2.Disclose why you are presenting a pro forma consolidated statement of operations for the nine months ended September 30, 2020. Also, revise your introductory disclosures to indicate that you are giving effect to the acquisition of Orange142 as if such transaction had occurred on January 1, 2020, not 2021, in the unaudited pro forma consolidated statement of operations for the nine months ended September 30, 2020.

 

Response:

 

The Company advises the Staff that the Company has revised Amendment No. 5 to remove the pro forma consolidated statement of operations for the nine months ended September 30, 2020. In its place, the Company is including (i) an actual consolidated statement of operations for the nine months ended September 30, 2021, (ii) a consolidated statement of operations for the nine months ended September 30, 2021 giving pro forma effect to the Organizational Transactions, excluding the offering, and (iii) a consolidated statement of operations for the nine months ended September 30, 2021 giving pro forma effect to the Organizational Transactions, including the offering.
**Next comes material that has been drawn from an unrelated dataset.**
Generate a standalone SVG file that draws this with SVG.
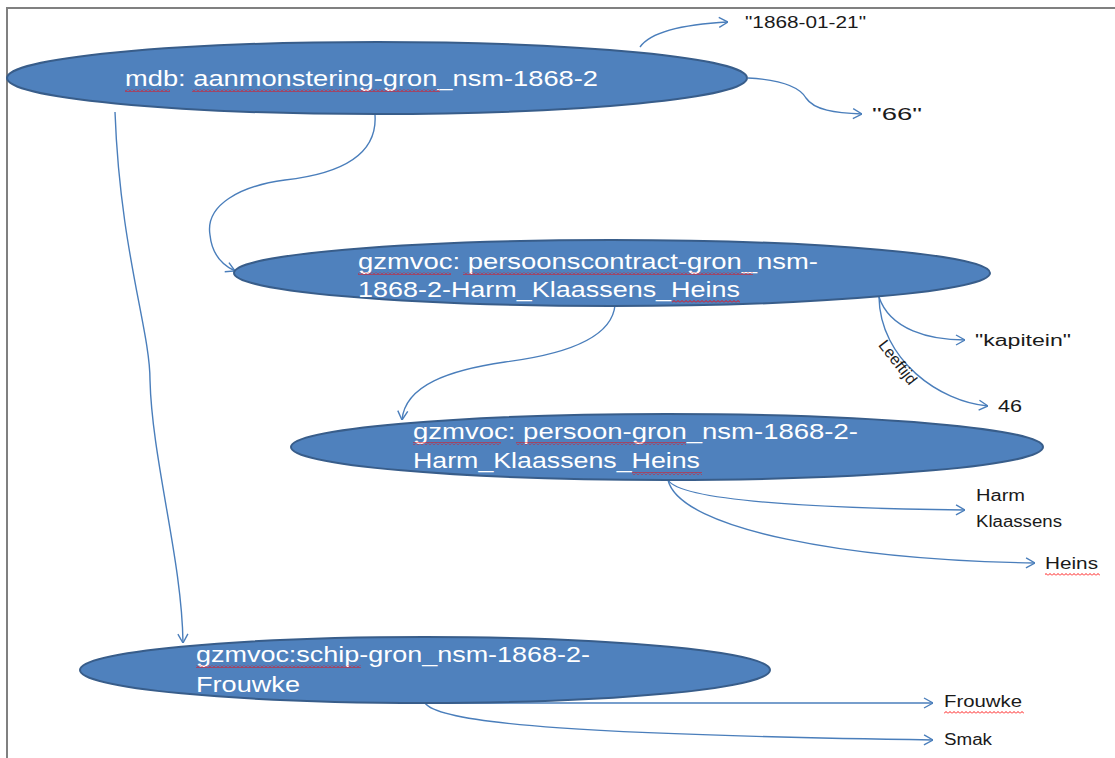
<svg xmlns="http://www.w3.org/2000/svg" width="1115" height="758" viewBox="0 0 1115 758">
<style>
.node{fill:#4F81BD;stroke:#385D8A;stroke-width:2}
.nt{font-family:"Liberation Sans",Arial,sans-serif;font-size:22px;fill:#FFFFFF}
.lab{font-family:"Liberation Sans",Arial,sans-serif;font-size:16px;fill:#1A1A1A}
.edge{fill:none;stroke:#4A7EBB;stroke-width:1.4;marker-end:url(#arr)}
.sq{fill:url(#wave)}
</style>
<defs>
<marker id="arr" viewBox="0 0 10 12" refX="10" refY="6" markerWidth="10" markerHeight="12" markerUnits="userSpaceOnUse" orient="auto">
<path d="M1,1 L10,6 L1,11" fill="none" stroke="#4A7EBB" stroke-width="1.4"/>
</marker>
<pattern id="wave" width="4" height="3" patternUnits="userSpaceOnUse">
<path d="M0,2.5 L2,0.5 L4,2.5" fill="none" stroke="#FF0000" stroke-width="0.9"/>
</pattern>
</defs>
<rect width="1115" height="758" fill="#FFFFFF"/>
<path d="M7,758 L7,8 L1115,8" fill="none" stroke="#808080" stroke-width="2"/>
<g id="connectors">
<path class="edge" d="M640,47 C652,30 690,24 728,22"/>
<path class="edge" d="M748,78 C785,80 800,88 806,98 C814,110 835,113 862,114"/>
<path class="edge" d="M375,115 C378,160 330,175 285,180 C240,186 205,205 210,235 C212,255 222,265 235,271"/>
<path class="edge" d="M115,112 C120,250 150,330 150,380 C152,460 182,560 183,643"/>
<path class="edge" d="M615,305 C612,340 560,355 505,362 C450,370 405,385 402,420"/>
<path class="edge" d="M879,297 C890,330 930,340 965,340"/>
<path class="edge" d="M879,297 C880,360 940,402 988,406"/>
<path class="edge" d="M668,480 C680,500 800,508 965,510"/>
<path class="edge" d="M668,480 C680,530 850,560 1035,563"/>
<path class="edge" d="M425,703 C520,704 700,703 933,703"/>
<path class="edge" d="M425,703 C440,725 600,735 933,740"/>
<text class="lab" font-size="13" transform="translate(897,363) rotate(52)" text-anchor="middle" dominant-baseline="middle">Leeftijd</text>
</g>
<g id="n1">
<ellipse class="node" cx="377" cy="78" rx="370" ry="36"/>
<text class="nt" x="125" y="86" textLength="473" lengthAdjust="spacingAndGlyphs">mdb: aanmonstering-gron_nsm-1868-2</text>
<rect class="sq" x="125" y="89" width="45" height="3"/>
<rect class="sq" x="192" y="89" width="248" height="3"/>
</g>
<g id="n2">
<ellipse class="node" cx="612" cy="273" rx="378" ry="33"/>
<text class="nt" x="358" y="269" textLength="460" lengthAdjust="spacingAndGlyphs">gzmvoc: persoonscontract-gron_nsm-</text>
<text class="nt" x="358" y="297" textLength="382" lengthAdjust="spacingAndGlyphs">1868-2-Harm_Klaassens_Heins</text>
<rect class="sq" x="358" y="272" width="93" height="3"/>
<rect class="sq" x="463" y="272" width="290" height="3"/>
<rect class="sq" x="672" y="300" width="68" height="3"/>
</g>
<g id="n3">
<ellipse class="node" cx="667" cy="447" rx="376" ry="33"/>
<text class="nt" x="413" y="439" textLength="445" lengthAdjust="spacingAndGlyphs">gzmvoc: persoon-gron_nsm-1868-2-</text>
<text class="nt" x="413" y="468" textLength="287" lengthAdjust="spacingAndGlyphs">Harm_Klaassens_Heins</text>
<rect class="sq" x="413" y="442" width="88" height="3"/>
<rect class="sq" x="516" y="442" width="170" height="3"/>
<rect class="sq" x="632" y="472" width="70" height="3"/>
</g>
<g id="n4">
<ellipse class="node" cx="425" cy="670" rx="345" ry="33"/>
<text class="nt" x="196" y="662" textLength="394" lengthAdjust="spacingAndGlyphs">gzmvoc:schip-gron_nsm-1868-2-</text>
<text class="nt" x="196" y="692" textLength="104" lengthAdjust="spacingAndGlyphs">Frouwke</text>
<rect class="sq" x="196" y="665" width="165" height="3"/>
</g>
<g id="l1"><text class="lab" x="745" y="28" textLength="121" lengthAdjust="spacingAndGlyphs">"1868-01-21"</text></g>
<g id="l2"><text class="lab" x="872" y="120" font-size="27" textLength="50" lengthAdjust="spacingAndGlyphs">"66"</text></g>
<g id="l3"><text class="lab" x="975" y="346" textLength="96" lengthAdjust="spacingAndGlyphs">"kapitein"</text></g>
<g id="l4"><text class="lab" x="998" y="412" textLength="24" lengthAdjust="spacingAndGlyphs">46</text></g>
<g id="l5"><text class="lab" x="976" y="501" textLength="49" lengthAdjust="spacingAndGlyphs">Harm</text><text class="lab" x="976" y="527" textLength="86" lengthAdjust="spacingAndGlyphs">Klaassens</text></g>
<g id="l6"><text class="lab" x="1045" y="569" textLength="53" lengthAdjust="spacingAndGlyphs">Heins</text><rect class="sq" x="1045" y="573" width="55" height="3"/></g>
<g id="l7"><text class="lab" x="944" y="707" textLength="78" lengthAdjust="spacingAndGlyphs">Frouwke</text><rect class="sq" x="944" y="711" width="80" height="3"/></g>
<g id="l8"><text class="lab" x="944" y="745" textLength="48" lengthAdjust="spacingAndGlyphs">Smak</text></g>
</svg>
Because the acquisition of Orange142, LLC (“Orange142”) was completed during the fiscal year ended December 31, 2020, Orange142’s financial results of operations were included in the Company’s consolidated results for the entirety of the nine-month period ended September 30, 2021, and accordingly, any additional pro forma effect of the acquisition of Orange142 for such nine-month period is unnecessary.

 

Pro Forma Consolidated Statements of Operations, page 71

 

3.Disclose pro forma earnings per share data for all periods. This information should be referenced to a sufficiently detailed footnote explaining the calculations.

 

Response:

 

The Company advises the Staff that the Company has revised Amendment No. 5 to add pro forma earnings per share data for all periods presented.

 

4.Provide a pro forma income statement for the nine months ended September 30, 2021 to give effect to the Organizational Transactions as if such transactions occurred on January 1, 2020.

 

Response:

 

As noted above in our response to comment number 2, the Company advises the Staff that the Company has revised Amendment No. 5 to remove the pro forma consolidated statement of operations for the nine months ended September 30, 2020. In its place, the Company is including (i) an actual consolidated statement of operations for the nine months ended September 30, 2021, (ii) a consolidated statement of operations for the nine months ended September 30, 2021 giving pro forma effect to the Organizational Transactions, excluding the offering, and (iii) a consolidated statement of operations for the nine months ended September 30, 2021 giving pro forma effect to the Organizational Transactions, including the offering. No additional adjustments to such nine-month period are necessary due to the reasons set forth in our response to comment number 2.

 

 

 

 

Securities and Exchange Commission

Division of Corporation Finance

February 7, 2022

Page 3 of 3

 

Pro Forma Balance Sheet, page 73

 

5.Limit your presentation of the pro forma balance sheet to the most recent historic balance sheet date.

 

Response:

 

The Company advises the Staff that the Company has revised Amendment No. 5 to remove the historic balance sheet information, actual and pro forma, as of December 31, 2020.

 

6.In a separate pro forma adjustment column, quantify each pro forma balance sheet adjustment giving effect to the Organizational Transactions and reference each to a sufficiently detailed footnote.

 

Response:

 

The Company advises the Staff that the Company has revised Amendment No. 5 to quantify each pro forma balance sheet adjustment giving effect to the Organizational Transactions, including a reference to sufficiently detailed footnotes thereto.

 

***

 

Please direct any questions regarding the Company’s responses or the Amendment No. 5 to me at (704) 343-2275 or rgopalan@mcguirewoods.com.

 

  Very truly yours,
   
  /s/ Rakesh Gopalan
  Rakesh Gopalan
  Partner

 

cc (via email):

Mark Walker, Direct Digital Holdings, Inc.

Keith Smith, Direct Digital Holdings, Inc.

Susan Echard, Direct Digital Holdings, Inc.